Problem requirements:
Give the listing below again in full, exactly as written.

[Start]

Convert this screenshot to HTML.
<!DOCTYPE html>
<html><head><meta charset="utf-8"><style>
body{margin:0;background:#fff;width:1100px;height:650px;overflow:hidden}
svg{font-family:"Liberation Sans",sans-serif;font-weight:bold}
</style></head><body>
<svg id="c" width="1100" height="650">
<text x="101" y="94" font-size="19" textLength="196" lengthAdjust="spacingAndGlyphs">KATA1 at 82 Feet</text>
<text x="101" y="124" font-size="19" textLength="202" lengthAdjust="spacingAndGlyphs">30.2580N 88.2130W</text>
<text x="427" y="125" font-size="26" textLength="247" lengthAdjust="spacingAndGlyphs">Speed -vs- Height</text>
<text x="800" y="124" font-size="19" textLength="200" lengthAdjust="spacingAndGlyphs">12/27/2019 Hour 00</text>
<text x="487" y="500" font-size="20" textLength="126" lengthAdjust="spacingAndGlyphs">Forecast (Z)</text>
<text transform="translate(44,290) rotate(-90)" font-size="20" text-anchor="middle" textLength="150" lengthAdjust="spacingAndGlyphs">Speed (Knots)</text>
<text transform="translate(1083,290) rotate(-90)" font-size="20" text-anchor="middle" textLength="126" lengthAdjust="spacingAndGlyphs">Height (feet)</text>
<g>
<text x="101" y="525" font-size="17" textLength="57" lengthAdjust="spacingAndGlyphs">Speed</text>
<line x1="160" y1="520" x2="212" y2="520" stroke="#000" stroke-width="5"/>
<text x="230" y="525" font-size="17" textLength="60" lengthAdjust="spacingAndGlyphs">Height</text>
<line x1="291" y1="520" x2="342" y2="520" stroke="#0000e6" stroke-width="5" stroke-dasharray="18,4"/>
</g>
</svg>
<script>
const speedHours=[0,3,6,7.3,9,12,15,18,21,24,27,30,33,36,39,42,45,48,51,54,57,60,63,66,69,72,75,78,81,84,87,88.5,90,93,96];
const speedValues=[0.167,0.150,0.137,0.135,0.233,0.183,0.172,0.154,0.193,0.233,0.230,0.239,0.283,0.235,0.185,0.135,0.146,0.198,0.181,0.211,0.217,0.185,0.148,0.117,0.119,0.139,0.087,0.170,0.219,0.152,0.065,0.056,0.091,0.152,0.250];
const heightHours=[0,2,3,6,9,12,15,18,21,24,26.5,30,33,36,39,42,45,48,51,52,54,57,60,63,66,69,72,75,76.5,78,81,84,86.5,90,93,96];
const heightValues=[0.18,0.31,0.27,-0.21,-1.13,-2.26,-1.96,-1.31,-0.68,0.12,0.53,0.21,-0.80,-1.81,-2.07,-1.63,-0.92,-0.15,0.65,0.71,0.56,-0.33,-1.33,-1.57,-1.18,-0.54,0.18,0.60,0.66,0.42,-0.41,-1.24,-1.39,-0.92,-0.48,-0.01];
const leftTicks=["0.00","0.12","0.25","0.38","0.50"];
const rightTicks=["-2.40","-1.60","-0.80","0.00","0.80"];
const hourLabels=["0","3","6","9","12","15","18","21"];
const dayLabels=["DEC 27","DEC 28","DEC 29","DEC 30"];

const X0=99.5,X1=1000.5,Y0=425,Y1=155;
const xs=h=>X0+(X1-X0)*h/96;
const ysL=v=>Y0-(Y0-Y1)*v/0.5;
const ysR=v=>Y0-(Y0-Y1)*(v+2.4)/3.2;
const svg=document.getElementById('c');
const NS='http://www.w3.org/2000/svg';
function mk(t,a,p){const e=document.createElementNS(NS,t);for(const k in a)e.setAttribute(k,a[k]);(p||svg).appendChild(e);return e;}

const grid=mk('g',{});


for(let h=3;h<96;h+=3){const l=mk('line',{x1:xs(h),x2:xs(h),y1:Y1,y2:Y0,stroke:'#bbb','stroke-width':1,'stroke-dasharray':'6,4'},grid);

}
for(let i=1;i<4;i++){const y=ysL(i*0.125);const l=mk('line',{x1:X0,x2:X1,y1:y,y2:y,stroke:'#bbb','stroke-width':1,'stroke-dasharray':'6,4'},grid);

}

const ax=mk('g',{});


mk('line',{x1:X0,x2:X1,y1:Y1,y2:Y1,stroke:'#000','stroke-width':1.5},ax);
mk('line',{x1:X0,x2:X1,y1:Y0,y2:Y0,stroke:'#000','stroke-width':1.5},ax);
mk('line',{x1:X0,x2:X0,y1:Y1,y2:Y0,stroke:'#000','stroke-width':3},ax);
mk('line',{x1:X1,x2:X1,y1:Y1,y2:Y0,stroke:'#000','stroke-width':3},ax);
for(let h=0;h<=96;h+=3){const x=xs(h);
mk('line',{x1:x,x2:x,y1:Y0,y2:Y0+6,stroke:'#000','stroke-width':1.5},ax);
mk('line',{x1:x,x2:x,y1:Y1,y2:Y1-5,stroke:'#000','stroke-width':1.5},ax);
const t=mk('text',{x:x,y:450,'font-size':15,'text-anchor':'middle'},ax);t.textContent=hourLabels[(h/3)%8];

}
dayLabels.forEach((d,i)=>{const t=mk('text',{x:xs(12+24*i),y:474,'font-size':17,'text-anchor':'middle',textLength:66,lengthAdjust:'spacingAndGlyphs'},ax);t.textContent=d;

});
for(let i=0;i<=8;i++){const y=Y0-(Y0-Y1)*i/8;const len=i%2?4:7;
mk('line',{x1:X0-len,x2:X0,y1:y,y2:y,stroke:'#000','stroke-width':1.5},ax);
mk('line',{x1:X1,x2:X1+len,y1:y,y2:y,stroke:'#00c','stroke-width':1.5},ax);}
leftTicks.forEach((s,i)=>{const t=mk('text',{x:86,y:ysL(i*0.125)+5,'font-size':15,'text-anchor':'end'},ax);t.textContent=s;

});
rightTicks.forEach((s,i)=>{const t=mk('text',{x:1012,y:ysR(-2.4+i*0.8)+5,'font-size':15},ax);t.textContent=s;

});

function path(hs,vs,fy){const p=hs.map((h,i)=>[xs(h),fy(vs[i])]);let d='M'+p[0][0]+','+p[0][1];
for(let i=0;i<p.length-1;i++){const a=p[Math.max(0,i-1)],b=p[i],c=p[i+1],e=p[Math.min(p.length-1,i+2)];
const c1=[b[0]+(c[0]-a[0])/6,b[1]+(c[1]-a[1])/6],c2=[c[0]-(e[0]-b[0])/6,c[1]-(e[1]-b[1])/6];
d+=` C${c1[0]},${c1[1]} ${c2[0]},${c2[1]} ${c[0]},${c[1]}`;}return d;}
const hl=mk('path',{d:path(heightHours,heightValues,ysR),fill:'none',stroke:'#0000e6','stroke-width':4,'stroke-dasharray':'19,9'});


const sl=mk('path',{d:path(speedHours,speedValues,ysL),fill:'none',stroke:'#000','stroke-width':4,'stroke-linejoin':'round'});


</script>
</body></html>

[End]

Correct answer:
Convert this screenshot to HTML.
<!DOCTYPE html>
<html><head><meta charset="utf-8"><style>
body{margin:0;background:#fff;width:1100px;height:650px;overflow:hidden}
svg{font-family:"Liberation Sans",sans-serif;font-weight:bold}
</style></head><body>
<svg id="c" width="1100" height="650">
<text x="101" y="94" font-size="19" textLength="196" lengthAdjust="spacingAndGlyphs">KATA1 at 82 Feet</text>
<text x="101" y="124" font-size="19" textLength="202" lengthAdjust="spacingAndGlyphs">30.2580N 88.2130W</text>
<text x="427" y="125" font-size="26" textLength="247" lengthAdjust="spacingAndGlyphs">Speed -vs- Height</text>
<text x="800" y="124" font-size="19" textLength="200" lengthAdjust="spacingAndGlyphs">12/27/2019 Hour 00</text>
<text x="487" y="500" font-size="20" textLength="126" lengthAdjust="spacingAndGlyphs">Forecast (Z)</text>
<text transform="translate(44,290) rotate(-90)" font-size="20" text-anchor="middle" textLength="150" lengthAdjust="spacingAndGlyphs">Speed (Knots)</text>
<text transform="translate(1083,290) rotate(-90)" font-size="20" text-anchor="middle" textLength="126" lengthAdjust="spacingAndGlyphs">Height (feet)</text>
<g>
<text x="101" y="525" font-size="17" textLength="57" lengthAdjust="spacingAndGlyphs">Speed</text>
<line x1="160" y1="520" x2="212" y2="520" stroke="#000" stroke-width="5"/>
<text x="230" y="525" font-size="17" textLength="60" lengthAdjust="spacingAndGlyphs">Height</text>
<line x1="291" y1="520" x2="342" y2="520" stroke="#0000e6" stroke-width="5" stroke-dasharray="18,4"/>
</g>
</svg>
<script>
const speedHours=[0,3,6,7.3,9,12,15,18,21,24,27,30,33,36,39,42,45,48,51,54,57,60,63,66,69,72,75,78,81,84,87,88.5,90,93,96];
const speedValues=[0.167,0.150,0.137,0.135,0.233,0.183,0.172,0.154,0.193,0.233,0.230,0.239,0.283,0.235,0.185,0.135,0.146,0.198,0.181,0.211,0.217,0.185,0.148,0.117,0.119,0.139,0.087,0.170,0.219,0.152,0.065,0.056,0.091,0.152,0.250];
const heightHours=[0,2,3,6,9,12,15,18,21,24,26.5,30,33,36,39,42,45,48,51,52,54,57,60,63,66,69,72,75,76.5,78,81,84,86.5,90,93,96];
const heightValues=[0.18,0.31,0.27,-0.21,-1.13,-2.26,-1.96,-1.31,-0.68,0.12,0.53,0.21,-0.80,-1.81,-2.07,-1.63,-0.92,-0.15,0.65,0.71,0.56,-0.33,-1.33,-1.57,-1.18,-0.54,0.18,0.60,0.66,0.42,-0.41,-1.24,-1.39,-0.92,-0.48,-0.01];
const leftTicks=["0.00","0.12","0.25","0.38","0.50"];
const rightTicks=["-2.40","-1.60","-0.80","0.00","0.80"];
const hourLabels=["0","3","6","9","12","15","18","21"];
const dayLabels=["DEC 27","DEC 28","DEC 29","DEC 30"];

const X0=99.5,X1=1000.5,Y0=425,Y1=155;
const xs=h=>X0+(X1-X0)*h/96;
const ysL=v=>Y0-(Y0-Y1)*v/0.5;
const ysR=v=>Y0-(Y0-Y1)*(v+2.4)/3.2;
const svg=document.getElementById('c');
const NS='http://www.w3.org/2000/svg';
function mk(t,a,p){const e=document.createElementNS(NS,t);for(const k in a)e.setAttribute(k,a[k]);(p||svg).appendChild(e);return e;}

const grid=mk('g',{});


for(let h=3;h<96;h+=3){const l=mk('line',{x1:xs(h),x2:xs(h),y1:Y1,y2:Y0,stroke:'#bbb','stroke-width':1,'stroke-dasharray':'6,4'},grid);

}
for(let i=1;i<4;i++){const y=ysL(i*0.125);const l=mk('line',{x1:X0,x2:X1,y1:y,y2:y,stroke:'#bbb','stroke-width':1,'stroke-dasharray':'6,4'},grid);

}

const ax=mk('g',{});


mk('line',{x1:X0,x2:X1,y1:Y1,y2:Y1,stroke:'#000','stroke-width':1.5},ax);
mk('line',{x1:X0,x2:X1,y1:Y0,y2:Y0,stroke:'#000','stroke-width':1.5},ax);
mk('line',{x1:X0,x2:X0,y1:Y1,y2:Y0,stroke:'#000','stroke-width':3},ax);
mk('line',{x1:X1,x2:X1,y1:Y1,y2:Y0,stroke:'#000','stroke-width':3},ax);
for(let h=0;h<=96;h+=3){const x=xs(h);
mk('line',{x1:x,x2:x,y1:Y0,y2:Y0+6,stroke:'#000','stroke-width':1.5},ax);
mk('line',{x1:x,x2:x,y1:Y1,y2:Y1-5,stroke:'#000','stroke-width':1.5},ax);
const t=mk('text',{x:x,y:450,'font-size':15,'text-anchor':'middle'},ax);t.textContent=hourLabels[(h/3)%8];

}
dayLabels.forEach((d,i)=>{const t=mk('text',{x:xs(12+24*i),y:474,'font-size':17,'text-anchor':'middle',textLength:66,lengthAdjust:'spacingAndGlyphs'},ax);t.textContent=d;

});
for(let i=0;i<=8;i++){const y=Y0-(Y0-Y1)*i/8;const len=i%2?4:7;
mk('line',{x1:X0-len,x2:X0,y1:y,y2:y,stroke:'#000','stroke-width':1.5},ax);
mk('line',{x1:X1,x2:X1+len,y1:y,y2:y,stroke:'#00c','stroke-width':1.5},ax);}
leftTicks.forEach((s,i)=>{const t=mk('text',{x:86,y:ysL(i*0.125)+5,'font-size':15,'text-anchor':'end'},ax);t.textContent=s;

});
rightTicks.forEach((s,i)=>{const t=mk('text',{x:1012,y:ysR(-2.4+i*0.8)+5,'font-size':15},ax);t.textContent=s;

});

function path(hs,vs,fy){const p=hs.map((h,i)=>[xs(h),fy(vs[i])]);let d='M'+p[0][0]+','+p[0][1];
for(let i=0;i<p.length-1;i++){const a=p[Math.max(0,i-1)],b=p[i],c=p[i+1],e=p[Math.min(p.length-1,i+2)];
const c1=[b[0]+(c[0]-a[0])/6,b[1]+(c[1]-a[1])/6],c2=[c[0]-(e[0]-b[0])/6,c[1]-(e[1]-b[1])/6];
d+=` C${c1[0]},${c1[1]} ${c2[0]},${c2[1]} ${c[0]},${c[1]}`;}return d;}
const hl=mk('path',{d:path(heightHours,heightValues,ysR),fill:'none',stroke:'#0000e6','stroke-width':4,'stroke-dasharray':'19,9'});


const sl=mk('path',{d:path(speedHours,speedValues,ysL),fill:'none',stroke:'#000','stroke-width':4,'stroke-linejoin':'round'});


</script>
</body></html>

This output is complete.